‘She was just flossing’
- Former NCB manager Andrea Gordon lived lavishly with stolen millions - Investigators fear they may not be able to recover the $120 million she was convicted of stealing
Andrea Gordon made two cash transfers totalling $8.3 million in November and December 2017 from the coffers of her employer, the National Commercial Bank (NCB), to a car dealer for the purchase of a brand-new motor vehicle.
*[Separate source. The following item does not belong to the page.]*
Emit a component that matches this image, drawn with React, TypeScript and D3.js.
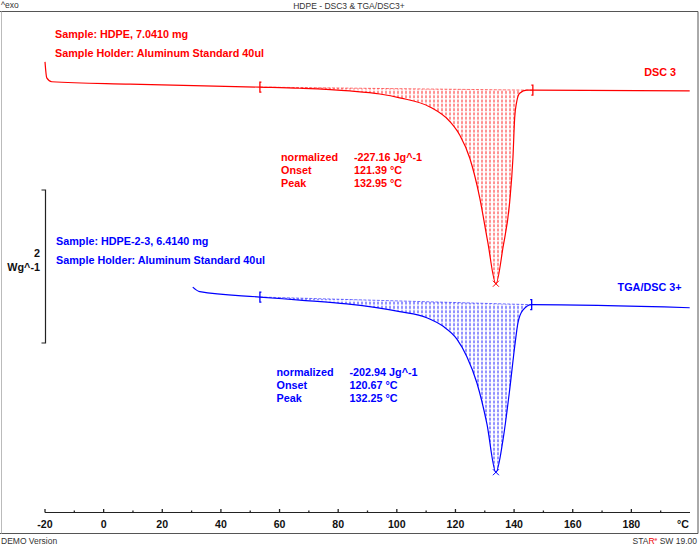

One month later, in...
Andrea Gordon made two cash transfers totalling $8.3 million in November and December 2017 from the coffers of her employer, the National Commercial Bank (NCB), to a car dealer for the purchase of a brand-new motor vehicle.
One month later, in January 2018, Gordon – a senior manager at NCB at the time – wired another $3.7 million to a different company to purchase a second motor vehicle.
And by March that same year, she transferred another $2.9 million to a used-car dealer for the purchase of a third motor vehicle.
These transactions are just some examples of how Gordon, an $11-million a year executive, reportedly blew through almost $120 million she stole from her employer over a four-year period to finance a lavish lifestyle for herself and people close to her, according to new details from her fraud conviction.
“She was just flossing all over the place,” said a source close to the case, using a popular expression for showing off an extravagant lifestyle.
The Sunday Gleaner has taken the decision not to publish the names of the companies where she spent the stolen funds because authorities confirmed that there were no improprieties on their part.
The documents also revealed that, amid a multimillion-dollar renovation of her Havendale, St Andrew, home, Gordon transferred $475,000 from NCB in September 2018 to a company that trades in “unusual or exotic tiles”.
A month later, $605,000 was wired to another company that traded in tiles and other items used in home renovation.
Between July 2019 and April the following year, she sent $1.5 million in two transfers to a firm that supplies home appliances.
STEPPED OUT IN STYLE
Gordon stepped out in style, the documents revealed, reportedly shelling out hundreds of thousands of dollars on Brazilian and other wigs, jewelry, shoes, and other luxury accessories such as Gucci, Fendi, and Coach handbags, among others.
In most cases, the high-end items were purchased through e-commerce outlets using her credit card, which was being replenished monthly with money stolen from the bank, the documents showed.
“She changed them frequently and would just give away things she had worn a few times,” the source told The Sunday Gleaner, referring to the wigs.
“For Christmas, she bought and handed out expensive gifts such as Luis Vitton bags, Gucci clothes, and expensive colognes.”
The new details revealed, too, that Gordon bankrolled at least three “expensive” vacations per year for her family and inner circle to places like The Bahamas and resorts throughout the Caribbean.
Between August 2018 and March 2020, she had plunked down $764,900 for four getaways in Jamaica and other Caribbean destinations, according to the documents obtained by The Sunday Gleaner.
‘HIGHLY UNLIKELY SHE WILL HAVE SUFFICIENT AMOUNT OFF-HAND TO REPAY’
The Supreme Court, in a ruling last week, ordered that Gordon forfeit $119 million, money that will be turned over to NCB to help recoup its losses from the fraud.
She was also ordered to pay the Government a pecuniary penalty of $720,000 related to a motor vehicle she owned during the period of the fraud, the Financial Investigation Division (FID) announced last week.
The forfeiture order covers her Havendale, St Andrew, home, the FID said.
But there are fears that because of the “flossing”, there may not be sufficient items of value that can be liquidated to satisfy the $119 million debt.
The source close to the case disclosed that in light of the forfeiture order, an assessment is now being done to determine the extent of all assets registered in Gordon’s name.
“But based on what we have seen so far, it is highly unlikely she will have sufficient amount off-hand to repay all of it,” said the source, who requested to remain anonymous because they are not authorised to speak publicly about the case.
“We will explore to see what options are available to recover the funds.”
Investigations are also being conducted around assets purchased from the fraud and registered in the names of other people.
Gordon was convicted on fraud-related charges in 2021 and sentenced to seven and a half years in prison.
Her son, Odain Ffrench, and his father, Lloyd Ffrench, were also arrested on fraud charges related to the case. Their trial is pending.